## Data block

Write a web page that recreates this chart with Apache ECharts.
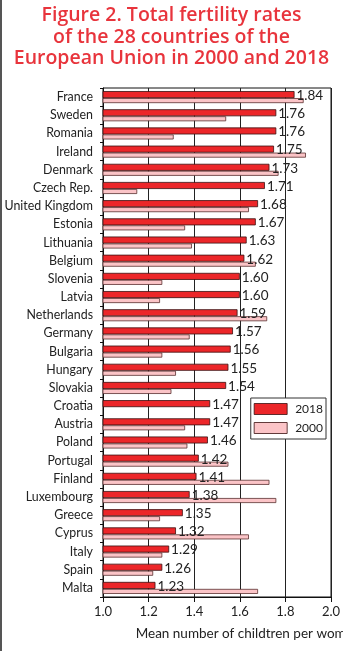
<!DOCTYPE html>
<html><head><meta charset="utf-8">
<script src="https://cdn.jsdelivr.net/npm/echarts@6/dist/echarts.min.js"></script>
<style>html,body{margin:0;padding:0;background:#fff}#c{width:343px;height:651px}</style>
</head><body><div id="c"></div>
<script>
const countries = ["France","Sweden","Romania","Ireland","Denmark","Czech Rep.","United Kingdom","Estonia","Lithuania","Belgium","Slovenia","Latvia","Netherlands","Germany","Bulgaria","Hungary","Slovakia","Croatia","Austria","Poland","Portugal","Finland","Luxembourg","Greece","Cyprus","Italy","Spain","Malta"];
const values2018 = [1.84,1.76,1.76,1.75,1.73,1.71,1.68,1.67,1.63,1.62,1.60,1.60,1.59,1.57,1.56,1.55,1.54,1.47,1.47,1.46,1.42,1.41,1.38,1.35,1.32,1.29,1.26,1.23];
const values2000 = [1.88,1.54,1.31,1.89,1.77,1.15,1.64,1.36,1.39,1.67,1.26,1.25,1.72,1.38,1.26,1.32,1.30,null,1.36,1.37,1.55,1.73,1.76,1.25,1.64,1.26,1.22,1.68];
const xTicks = [1.0,1.2,1.4,1.6,1.8,2.0];
const titleLines = ["Figure 2. Total fertility rates","of the 28 countries of the","European Union in 2000 and 2018"];

const chart = echarts.init(document.getElementById('c'));
const font = 'Lato, "Open Sans", sans-serif';
chart.setOption({
  animation: false,
  title: {
    text: titleLines.join('\n'),
    left: 'center', top: 0,
    textStyle: {fontFamily: '"Open Sans", sans-serif', fontWeight: 600, fontSize: 19.5, lineHeight: 21.5, color: '#e8343c'}
  },
  legend: {
    data: ['2018','2000'],
    orient: 'vertical',
    right: 17, top: 398,
    icon: 'rect',
    itemWidth: 33, itemHeight: 11, itemGap: 7,
    padding: [5,3,5,3],
    backgroundColor: '#fff', borderColor: '#333', borderWidth: 1, borderRadius: 0,
    itemStyle: {borderColor: '#3a1010', borderWidth: 0.8},
    textStyle: {fontFamily: font, fontSize: 12, lineHeight: 11, color: '#222', padding: [0,0,0,3]}
  },
  grid: {left: 103, right: 12, top: 88, bottom: 54, outerBoundsMode: 'none', containLabel: false, show: true, borderColor: '#111', borderWidth: 1, backgroundColor: 'transparent'},
  xAxis: {
    type: 'value', min: 1.0, max: 2.0, interval: 0.2,
    axisLine: {show: true, lineStyle: {color: '#111'}},
    axisTick: {show: true, length: 5, lineStyle: {color: '#111'}},
    splitLine: {show: true, lineStyle: {color: '#222', width: 1}},
    axisLabel: {fontFamily: font, fontSize: 13, color: '#222', margin: 8, hideOverlap: false, formatter: v => xTicks.includes(+v.toFixed(1)) ? v.toFixed(1) : ''},
    name: 'Mean number of childtren per women',
    nameLocation: 'middle', nameGap: 30,
    nameTextStyle: {fontFamily: font, fontSize: 13.5, color: '#222', padding: [0,0,0,62]}
  },
  yAxis: {
    type: 'category', data: countries, inverse: true,
    axisLine: {show: true, lineStyle: {color: '#111'}},
    axisTick: {show: true, length: 3, inside: false, lineStyle: {color: '#111'}},
    axisLabel: {fontFamily: font, fontSize: 12.4, color: '#222', margin: 10, interval: 0}
  },
  series: [
    {name: '2018', type: 'bar', data: values2018, barWidth: 7, barGap: '0%',
     itemStyle: {color: '#ec2629', borderColor: '#3a1010', borderWidth: 0.8},
     label: {show: true, position: 'right', distance: 2, offset: [0, 1], fontFamily: font, fontSize: 13.5, color: '#222', formatter: p => p.value.toFixed(2)}},
    {name: '2000', type: 'bar', data: values2000, barWidth: 5, barGap: '0%',
     itemStyle: {color: '#fbc4c7', borderColor: '#5a3030', borderWidth: 0.8}}
  ],
  graphic: [{type: 'rect', shape: {x: 0, y: 0, width: 2, height: 651}, style: {fill: '#555'}}]
});
</script></body></html>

## Set exercise
Quote the listing above in full, except for the pictures.

## Completed task
Write a web page that recreates this chart with Apache ECharts.
<!DOCTYPE html>
<html><head><meta charset="utf-8">
<script src="https://cdn.jsdelivr.net/npm/echarts@6/dist/echarts.min.js"></script>
<style>html,body{margin:0;padding:0;background:#fff}#c{width:343px;height:651px}</style>
</head><body><div id="c"></div>
<script>
const countries = ["France","Sweden","Romania","Ireland","Denmark","Czech Rep.","United Kingdom","Estonia","Lithuania","Belgium","Slovenia","Latvia","Netherlands","Germany","Bulgaria","Hungary","Slovakia","Croatia","Austria","Poland","Portugal","Finland","Luxembourg","Greece","Cyprus","Italy","Spain","Malta"];
const values2018 = [1.84,1.76,1.76,1.75,1.73,1.71,1.68,1.67,1.63,1.62,1.60,1.60,1.59,1.57,1.56,1.55,1.54,1.47,1.47,1.46,1.42,1.41,1.38,1.35,1.32,1.29,1.26,1.23];
const values2000 = [1.88,1.54,1.31,1.89,1.77,1.15,1.64,1.36,1.39,1.67,1.26,1.25,1.72,1.38,1.26,1.32,1.30,null,1.36,1.37,1.55,1.73,1.76,1.25,1.64,1.26,1.22,1.68];
const xTicks = [1.0,1.2,1.4,1.6,1.8,2.0];
const titleLines = ["Figure 2. Total fertility rates","of the 28 countries of the","European Union in 2000 and 2018"];

const chart = echarts.init(document.getElementById('c'));
const font = 'Lato, "Open Sans", sans-serif';
chart.setOption({
  animation: false,
  title: {
    text: titleLines.join('\n'),
    left: 'center', top: 0,
    textStyle: {fontFamily: '"Open Sans", sans-serif', fontWeight: 600, fontSize: 19.5, lineHeight: 21.5, color: '#e8343c'}
  },
  legend: {
    data: ['2018','2000'],
    orient: 'vertical',
    right: 17, top: 398,
    icon: 'rect',
    itemWidth: 33, itemHeight: 11, itemGap: 7,
    padding: [5,3,5,3],
    backgroundColor: '#fff', borderColor: '#333', borderWidth: 1, borderRadius: 0,
    itemStyle: {borderColor: '#3a1010', borderWidth: 0.8},
    textStyle: {fontFamily: font, fontSize: 12, lineHeight: 11, color: '#222', padding: [0,0,0,3]}
  },
  grid: {left: 103, right: 12, top: 88, bottom: 54, outerBoundsMode: 'none', containLabel: false, show: true, borderColor: '#111', borderWidth: 1, backgroundColor: 'transparent'},
  xAxis: {
    type: 'value', min: 1.0, max: 2.0, interval: 0.2,
    axisLine: {show: true, lineStyle: {color: '#111'}},
    axisTick: {show: true, length: 5, lineStyle: {color: '#111'}},
    splitLine: {show: true, lineStyle: {color: '#222', width: 1}},
    axisLabel: {fontFamily: font, fontSize: 13, color: '#222', margin: 8, hideOverlap: false, formatter: v => xTicks.includes(+v.toFixed(1)) ? v.toFixed(1) : ''},
    name: 'Mean number of childtren per women',
    nameLocation: 'middle', nameGap: 30,
    nameTextStyle: {fontFamily: font, fontSize: 13.5, color: '#222', padding: [0,0,0,62]}
  },
  yAxis: {
    type: 'category', data: countries, inverse: true,
    axisLine: {show: true, lineStyle: {color: '#111'}},
    axisTick: {show: true, length: 3, inside: false, lineStyle: {color: '#111'}},
    axisLabel: {fontFamily: font, fontSize: 12.4, color: '#222', margin: 10, interval: 0}
  },
  series: [
    {name: '2018', type: 'bar', data: values2018, barWidth: 7, barGap: '0%',
     itemStyle: {color: '#ec2629', borderColor: '#3a1010', borderWidth: 0.8},
     label: {show: true, position: 'right', distance: 2, offset: [0, 1], fontFamily: font, fontSize: 13.5, color: '#222', formatter: p => p.value.toFixed(2)}},
    {name: '2000', type: 'bar', data: values2000, barWidth: 5, barGap: '0%',
     itemStyle: {color: '#fbc4c7', borderColor: '#5a3030', borderWidth: 0.8}}
  ],
  graphic: [{type: 'rect', shape: {x: 0, y: 0, width: 2, height: 651}, style: {fill: '#555'}}]
});
</script></body></html>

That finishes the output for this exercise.